The agreement was simply an undertaking from the Greens to back Labor against no-confidence motions in all but the most extraordinary circumstances in exchange for regular meetings and consultations on several policy areas. But it came across to some voters as the formation of a formal power-sharing alliance between Labor and the Greens, a veritable coalition, and definitely not something that was canvassed in the election campaign only a few weeks earlier. That was when voter unhappiness at the reality of minority government started to set in.
The Greens' qualified lower house support notwithstanding, there's been little upside for the ALP in the rise of the minor party, spearheaded until yesterday by Brown. Thanks to the Greens under Brown's leadership, the Rudd government's original emissions trading scheme bit the dust two Liberal senators crossed the floor and the Greens' five upper house members would have made the difference.
Instead, Labor has had to bow to the Greens' preferred model of a carbon tax - a particular passion of Brown's successor, Milne - and is suffering monumentally as a consequence. Brown and Milne yesterday pointed to the carbon tax as one of the party's greatest achievements.
The policy does not appear to have added supporters to the Greens' cause. Since the last election, opinion polls have shown Greens support to have remained around the 11.8 per cent it secured in 2010. Meanwhile, Labor's support has all but collapsed.
With Brown off the scene, the Greens will unavoidably become a different party. The Greens organisational persona has been leavened and enhanced by Brown's personal and political story - his tribulations as an environmental campaigner - and his particular brand of bland, besuited, Strine-accented delivery.
For all of his policy eccentricities, Brown's old-school personal ways gave the appearance of offering safe haven to many former Labor voters. That, combined with his sense of conviction, was an enduring selling point for the Greens.
Milne is big on conviction too but she has a much more strident manner and is a boring speaker.
Can Labor use this moment to win back the Brown-ites from within the Greens? This is the point at which the Greens will be tested as a movement that can live beyond its founder.
One of Brown's parting shots yesterday was to reiterate his assessment of why his party was different to the Australian Democrats: whereas Don Chipp's party existed to keep the bastards honest, the Greens wanted to replace them. (Unstated in this proposition is the implication that the Greens could merely amount to a new set of bastards.)
Heaven knows the Labor Party needs something to go right as the government puts together its fifth budget. All too often, even the basics seem beyond it. It's only a few weeks short of two years since Treasurer Wayne Swan and then financial services minister Chris Bowen issued a statement outlining the benefits that would flow to wage earners thanks to the resource rent tax.
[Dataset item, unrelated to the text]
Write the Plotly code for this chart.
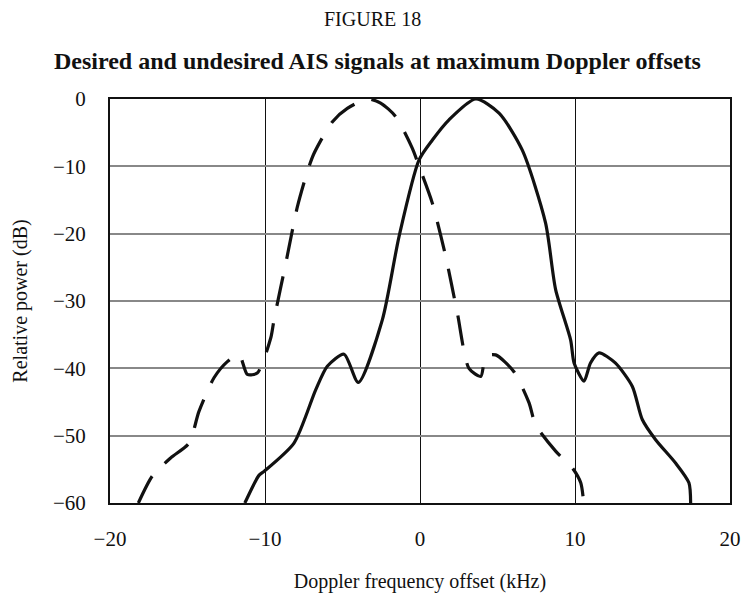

The statement began: ''The Rudd government will deliver an historic boost to retirement savings to help prepare for an ageing population and ensure the Australian people get a fairer share of our mineral wealth.'' It then nominated the first of the reforms as : ''A 12 per cent Superannuation Guarantee (SG) - commencing with a 0.25 increase in 2013-14 and 2014-15, followed by 0.5 increments until the SG reaches 12 per cent by 2019-20. The three year lead time recognises that employers and employees need to factor this into future wage negotiations.''
The original iteration of the resource rent tax proposal did not survive the caucus decision to replace Kevin Rudd with Gillard. She subsequently negotiated a narrower, less bountiful, version of the tax with three big mining companies.
But the government's rhetoric and the promise of the super rise was not adjusted. The increase in super from 9 per cent to 12 is still a government promise and it has re-emerged now that the revamped mining tax has passed into law. By any conventional measure, this is a benefit that should be easy for a government to sell.
The problem is, however, that there's no clarity on how the benefit will be established. Workplace Relations Minister Bill Shorten has said that he expects the super increase to be considered as part of workers' wage packages. The ACTU says no.
On Thursday, the incoming secretary of the ACTU, Dave Oliver, told ABC TV: ''We'll be ensuring and instructing affiliates that we will not discount our wage increases against the increases for the superannuation guarantee charge. Again, it was never seen as a salary sacrifice.''
He conceded that unions might negotiate on work practices in return for higher super contributions. ''We've been very clear that we have never accepted the fact that the increase in the superannuation guarantee charge was going to be a de facto salary sacrifice program,'' he said. ''It's not. That was the nature of why it was going to be staged in incrementally over a longer period of time. Yet we accept when it comes to bargaining, employers are going to want to factor that, but we're not going to concede that point, not up front.''
This renders the superannuation increase, one of the chief long-term benefits for most households from the resource rent tax, worthless as an electoral emolument for Labor. If anyone was looking for a way of demonstrating how this Labor government is different from the previous Labor government headed by Bob Hawke and then Paul Keating, this is a very good example. Under Hawke and Keating, the partnership of the Accord ensured that messages and policies were subject to unyielding discipline.
Now, it's a free-for-all. Oliver's imminent elevation to the secretary's post at the ACTU, pushing aside the incumbent, Jeff Lawrence, is evidence of that. The leadership change was predicated on the expectation that the government will fall next year and that a younger, more vigorous approach will be needed at the ACTU under an antagonistic Abbott government.
Even Labor's biggest friends are preparing for a post-Labor future. That's why the government needs to see if it can woo a few of Brown's Greens back into the fold.
Shaun Carney is an associate editor.